Mars Petcare — the animal-focused subsidiary of the multinational candy maker behind Snickers and M&M’s — has announced plans to create the largest and most comprehensive biobank in the world for pets.
The biobank will recruit 20,000 pets — split evenly between cats and dogs — over the next decade, collecting samples from those pets to create a long-term study aimed at parsing the differences in aging pets that stay healthy versus those who develop disease.
“The overall aim is to improve pet care of the future and health outcomes, and to improve the health span and quality of life of our pets,” Kay O’Donnell, vice president Mars Petcare’s Waltham Petcare Science Institute, told Axios.
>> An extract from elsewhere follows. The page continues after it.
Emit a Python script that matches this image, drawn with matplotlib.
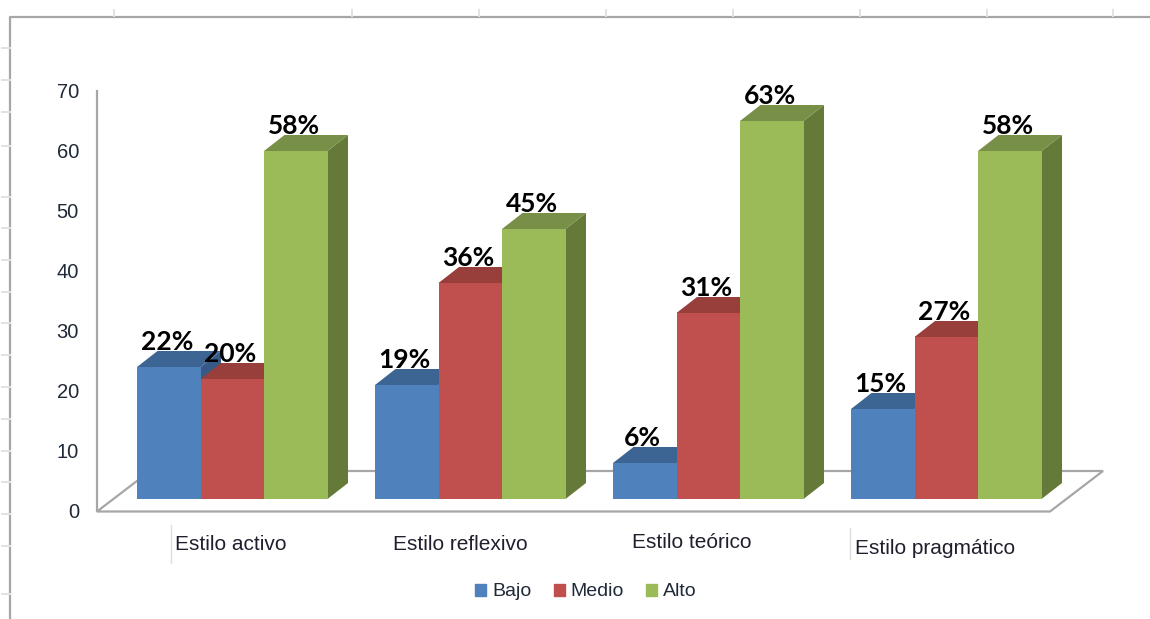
import matplotlib
matplotlib.use("Agg")
from matplotlib import pyplot as plt
from matplotlib.patches import Patch, Polygon

categories = ["Estilo activo", "Estilo reflexivo", "Estilo teórico", "Estilo pragmático"]
series = ["Bajo", "Medio", "Alto"]
bajo = [22, 19, 6, 15]
medio = [20, 36, 31, 27]
alto = [58, 45, 63, 58]
yticks = [0, 10, 20, 30, 40, 50, 60, 70]

front = ["#4f81bd", "#c0504d", "#9bbb59"]
top = ["#3c6594", "#983e3b", "#788f47"]
side = ["#365a85", "#8a3633", "#657a39"]
gray = "#a6a6a6"

W, H = 1150, 619
px_per_bar = 63.5
px_per_unit = 6.0
x0, y0 = 137, 499    # pixel of the first bar corner, value 0
depth_x = 20.5 / px_per_bar
depth_y = 16 / px_per_unit

def X(px):
    return (px - x0) / px_per_bar

def Y(py):
    return (y0 - py) / px_per_unit

fig = plt.figure(figsize=(W / 100, H / 100), dpi=100)
ax = fig.add_axes([0, 0, 1, 1])
ax.set_xlim(X(0), X(W))
ax.set_ylim(Y(H), Y(0))
ax.axis("off")

# sheet frame and the ruler marks round it
ax.plot([X(10), X(10), X(W)], [Y(H), Y(17), Y(17)], color=gray, lw=1.6)
for px in [114, 352, 479, 606, 733, 860, 987, 1113]:
    ax.plot([X(px), X(px)], [Y(10), Y(16)], color="#e2e2e2", lw=1.4)
for py in [48, 80, 112, 146, 197, 228, 260, 292, 323, 355, 387, 419, 451, 482, 514, 546, 594]:
    ax.plot([X(2), X(10)], [Y(py), Y(py)], color="#e2e2e2", lw=1.4)

# floor
floor = [(97, 511.5), (1050, 511.5), (1103, 471), (150, 471)]
ax.add_patch(Polygon([(X(a), Y(b)) for a, b in floor], closed=True, fc="white", ec=gray, lw=1.6, zorder=1))

values = [bajo, medio, alto]
for g in range(len(categories)):
    start = g * 238 / px_per_bar
    for s in range(3):
        v = values[s][g]
        left = start + s
        right = left + 1
        ax.add_patch(Polygon([(right, 0), (right + depth_x, depth_y), (right + depth_x, v + depth_y), (right, v)],
                             closed=True, fc=side[s], ec="none", zorder=2))
        ax.add_patch(Polygon([(left, v), (left + depth_x, v + depth_y), (right + depth_x, v + depth_y), (right, v)],
                             closed=True, fc=top[s], ec="none", zorder=2))
        ax.bar(left, v, width=1, align="edge", color=front[s], zorder=2)
        ax.text(left + 0.5 - 2 / px_per_bar, v + 4.2, "%d%%" % v, ha="center", va="center",
                fontsize=19, fontweight="bold", family="Lato", color="black", zorder=3)

# value axis lives on its own scale, 12 px below the bars
axis = fig.add_axes([97 / W, 1 - 511 / H, 1 / W, 420 / H])
axis.set_ylim(0, 70)
axis.set_xticks([])
axis.set_yticks(yticks)
axis.tick_params(axis="y", length=0, pad=13, labelsize=14.5, labelcolor="#1f2937")
for label in axis.get_yticklabels():
    label.set_family("Liberation Sans")
for name in ["top", "right", "bottom"]:
    axis.spines[name].set_visible(False)
axis.spines["left"].set_color(gray)
axis.spines["left"].set_linewidth(1.6)
axis.patch.set_visible(False)

# category labels sit at slightly different heights in the original
label_x = [175, 393, 632, 855]
label_y = [545, 544, 542, 548]
for name, a, b in zip(categories, label_x, label_y):
    ax.text(X(a), Y(b), name, ha="left", va="center", fontsize=15, family="Liberation Sans", color="#1f1f2e")
ax.plot([X(171), X(171)], [Y(525), Y(563)], color="#dddddd", lw=1)
ax.plot([X(850), X(850)], [Y(528), Y(559)], color="#dddddd", lw=1)

handles = [Patch(color=c, label=n) for c, n in zip(front, series)]
fig.legend(handles=handles, loc="center", bbox_to_anchor=(586 / W, 1 - 592 / H), ncol=3, frameon=False,
           prop={"family": "Liberation Sans", "size": 14}, handlelength=0.57, handleheight=0.57,
           handletextpad=0.3, columnspacing=1.15, labelcolor="#1f2937")

fig.savefig("out.png", dpi=100)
The biobank is kicking things off with dogs, currently recruiting healthy pups between 6 months and 10 years old that are clients of two of the company’s vet chains, VCA Animal Hospitals and Banford Pet Hospital.
Cat recruitment is scheduled to begin later this year.
Biobanking: Biobanks are large repositories that store biological samples, such as blood and DNA, often combining them with demographic data and medical histories to discover patterns in the data.
These provide massive amounts of data that researchers can analyze and sift through. Over 500,000 people have volunteered for the huge UK BioBank, which has generated a ton of interesting research on everything from cancer to chronic pain.
Although it aims to be the most comprehensive, Mars’ pet biobank will not be the only one. The Cornell Veterinary Biobank, which got its accreditation in 2019, collects samples from healthy and sick animals alike to study pet diseases and aging.
In addition to studying and treating pet diseases per se, some of the research may end up helping human health as well. Research groups working on canine cancer and fungal vaccines hope success in dogs will be adopted by humans, too.
Pet diseases and aging: Biobank pets will have blood and fecal samples taken annually for ten years, Axios reported, and will receive free vet care, activity tracking, and genetic testing.
The biobank will be the first to take a general population of pets — purebreds, mutts, and moggies.
Biobank samples will be used to create a long-term study aimed at parsing the differences in aging pets that stay healthy versus those who develop disease.
Inevitably, some will develop disease as they age, while others will stay healthy; with the data available in the biobank, the hope is to spot “early recognition of changes, and therefore the ability to intervene early and improve outcomes,” Axios quotes O’Donnell.
As Axios points out, other pet biobank efforts are already beginning to show research benefits. O’Donnells Waltham Petcare Institute can detect chronic kidney diseases in cats two years earlier thanks to a new AI-created test, while Cornell and the Dog Aging Project have already published four papers, including one in Nature.
In the long run, the biobank may benefit not only our friends, but ourselves.
“We aim for this biobank to drive breakthroughs in scientific knowledge for the future of pet health,” Mars Petcare president Poul Weihrauch said in a statement.